* Data extract

========

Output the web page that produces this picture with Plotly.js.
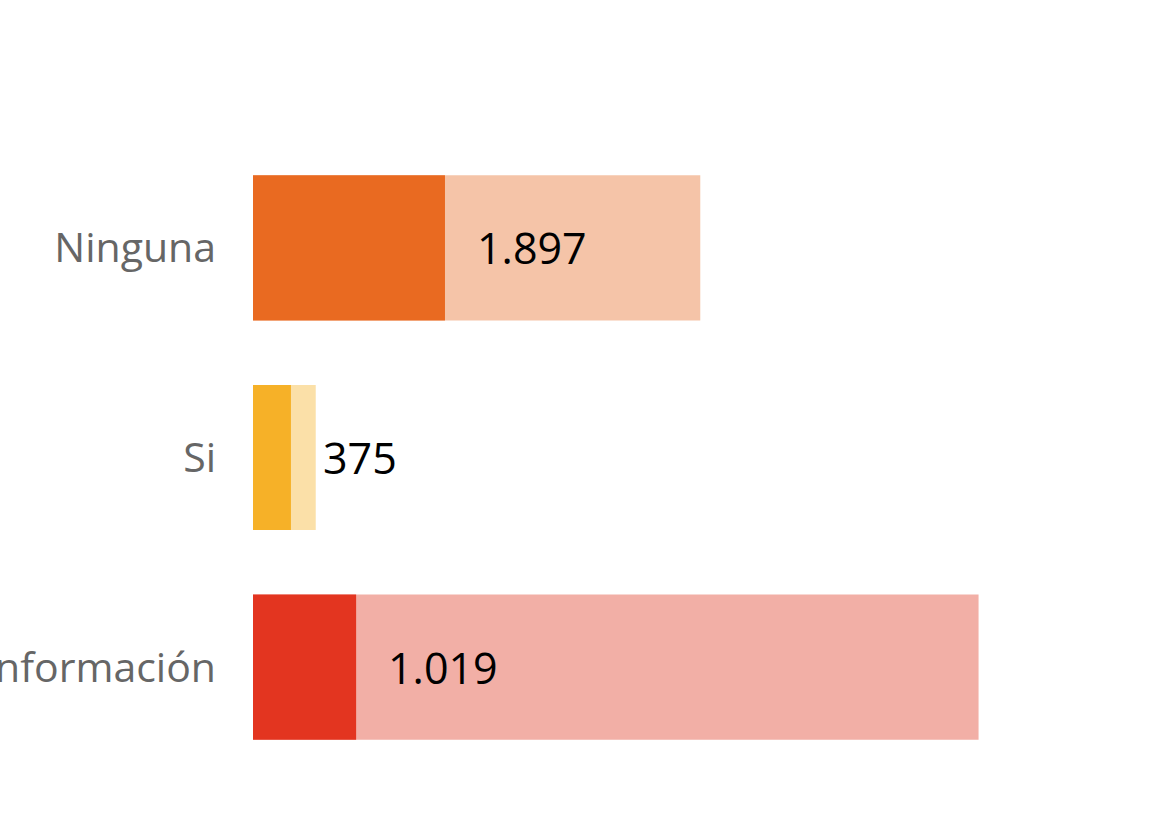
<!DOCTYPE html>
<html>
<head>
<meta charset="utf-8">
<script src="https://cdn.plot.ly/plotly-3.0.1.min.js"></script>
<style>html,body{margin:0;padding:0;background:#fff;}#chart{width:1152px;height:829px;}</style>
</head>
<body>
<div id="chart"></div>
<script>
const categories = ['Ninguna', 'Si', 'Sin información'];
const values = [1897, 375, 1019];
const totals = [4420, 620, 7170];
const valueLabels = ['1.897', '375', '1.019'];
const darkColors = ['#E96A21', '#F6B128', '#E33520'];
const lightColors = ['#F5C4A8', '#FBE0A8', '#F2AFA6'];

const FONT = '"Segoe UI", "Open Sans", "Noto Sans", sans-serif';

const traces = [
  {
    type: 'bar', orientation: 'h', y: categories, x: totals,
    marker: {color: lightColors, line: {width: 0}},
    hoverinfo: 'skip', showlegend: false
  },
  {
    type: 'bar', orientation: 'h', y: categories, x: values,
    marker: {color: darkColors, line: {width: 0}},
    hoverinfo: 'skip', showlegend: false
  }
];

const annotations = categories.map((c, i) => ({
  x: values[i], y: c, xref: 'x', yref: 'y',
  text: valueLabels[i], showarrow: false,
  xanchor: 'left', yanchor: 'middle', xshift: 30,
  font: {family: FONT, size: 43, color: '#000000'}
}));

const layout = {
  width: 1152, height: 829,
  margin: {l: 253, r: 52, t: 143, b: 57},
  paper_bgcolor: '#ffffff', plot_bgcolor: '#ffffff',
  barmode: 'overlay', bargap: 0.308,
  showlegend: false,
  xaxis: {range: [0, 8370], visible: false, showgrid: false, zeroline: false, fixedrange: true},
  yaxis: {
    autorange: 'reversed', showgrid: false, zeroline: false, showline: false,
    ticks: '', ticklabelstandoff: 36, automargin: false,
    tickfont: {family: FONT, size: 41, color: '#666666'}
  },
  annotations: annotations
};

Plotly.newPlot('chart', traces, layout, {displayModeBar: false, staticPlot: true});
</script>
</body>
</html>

========

* What you have to do
Write out exactly the opening lines of the data, stopping after the line that holds "const lightColors = ['#F5C4A8', '#FBE0A8', '#F2AFA6'];". Exclude pictures.

* Result of this task
Output the web page that produces this picture with Plotly.js.
<!DOCTYPE html>
<html>
<head>
<meta charset="utf-8">
<script src="https://cdn.plot.ly/plotly-3.0.1.min.js"></script>
<style>html,body{margin:0;padding:0;background:#fff;}#chart{width:1152px;height:829px;}</style>
</head>
<body>
<div id="chart"></div>
<script>
const categories = ['Ninguna', 'Si', 'Sin información'];
const values = [1897, 375, 1019];
const totals = [4420, 620, 7170];
const valueLabels = ['1.897', '375', '1.019'];
const darkColors = ['#E96A21', '#F6B128', '#E33520'];
const lightColors = ['#F5C4A8', '#FBE0A8', '#F2AFA6'];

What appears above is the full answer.